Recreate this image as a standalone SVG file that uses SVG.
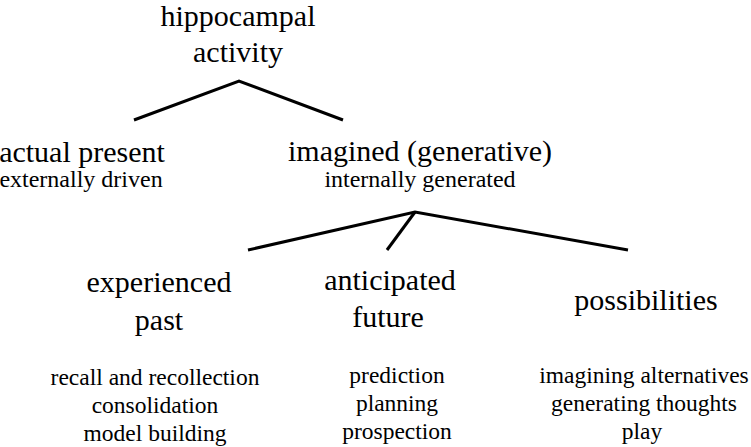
<svg xmlns="http://www.w3.org/2000/svg" width="751" height="447" viewBox="0 0 751 447">
<style>
text{font-family:"Liberation Serif","Times New Roman",serif;fill:#000;text-anchor:middle}
.h{font-size:30px}
.s{font-size:24px}
.b{font-size:23.5px}
.c{fill:none;stroke:#000;stroke-width:3;stroke-linejoin:miter}
</style>
<rect width="751" height="447" fill="#fff"/>
<g id="connectors">
<polyline class="c" points="134,120 239,81 343,120"/>
<polyline class="c" points="248,250 415,212 628,250"/>
<line class="c" x1="415" y1="212" x2="387" y2="250"/>
</g>
<g id="root">
<text class="h" x="238" y="26">hippocampal</text>
<text class="h" x="238" y="62">activity</text>
</g>
<g id="actual">
<text class="h" x="82" y="162">actual present</text>
<text class="s" x="81" y="187">externally driven</text>
</g>
<g id="imagined">
<text class="h" x="420" y="161">imagined (generative)</text>
<text class="s" x="420" y="187">internally generated</text>
</g>
<g id="past">
<text class="h" x="159" y="292">experienced</text>
<text class="h" x="159" y="330">past</text>
<text class="b" x="155" y="385">recall and recollection</text>
<text class="b" x="155" y="413">consolidation</text>
<text class="b" x="155" y="441">model building</text>
</g>
<g id="future">
<text class="h" x="390" y="290">anticipated</text>
<text class="h" x="388" y="327">future</text>
<text class="b" x="397" y="383">prediction</text>
<text class="b" x="397" y="411">planning</text>
<text class="b" x="397" y="439">prospection</text>
</g>
<g id="possibilities">
<text class="h" x="646" y="310">possibilities</text>
<text class="b" x="644" y="383">imagining alternatives</text>
<text class="b" x="644" y="411">generating thoughts</text>
<text class="b" x="642" y="439">play</text>
</g>
</svg>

» Description of the task: Output all of the data exactly as it stands, minus any images.

» Answer in full:
Recreate this image as a standalone SVG file that uses SVG.
<svg xmlns="http://www.w3.org/2000/svg" width="751" height="447" viewBox="0 0 751 447">
<style>
text{font-family:"Liberation Serif","Times New Roman",serif;fill:#000;text-anchor:middle}
.h{font-size:30px}
.s{font-size:24px}
.b{font-size:23.5px}
.c{fill:none;stroke:#000;stroke-width:3;stroke-linejoin:miter}
</style>
<rect width="751" height="447" fill="#fff"/>
<g id="connectors">
<polyline class="c" points="134,120 239,81 343,120"/>
<polyline class="c" points="248,250 415,212 628,250"/>
<line class="c" x1="415" y1="212" x2="387" y2="250"/>
</g>
<g id="root">
<text class="h" x="238" y="26">hippocampal</text>
<text class="h" x="238" y="62">activity</text>
</g>
<g id="actual">
<text class="h" x="82" y="162">actual present</text>
<text class="s" x="81" y="187">externally driven</text>
</g>
<g id="imagined">
<text class="h" x="420" y="161">imagined (generative)</text>
<text class="s" x="420" y="187">internally generated</text>
</g>
<g id="past">
<text class="h" x="159" y="292">experienced</text>
<text class="h" x="159" y="330">past</text>
<text class="b" x="155" y="385">recall and recollection</text>
<text class="b" x="155" y="413">consolidation</text>
<text class="b" x="155" y="441">model building</text>
</g>
<g id="future">
<text class="h" x="390" y="290">anticipated</text>
<text class="h" x="388" y="327">future</text>
<text class="b" x="397" y="383">prediction</text>
<text class="b" x="397" y="411">planning</text>
<text class="b" x="397" y="439">prospection</text>
</g>
<g id="possibilities">
<text class="h" x="646" y="310">possibilities</text>
<text class="b" x="644" y="383">imagining alternatives</text>
<text class="b" x="644" y="411">generating thoughts</text>
<text class="b" x="642" y="439">play</text>
</g>
</svg>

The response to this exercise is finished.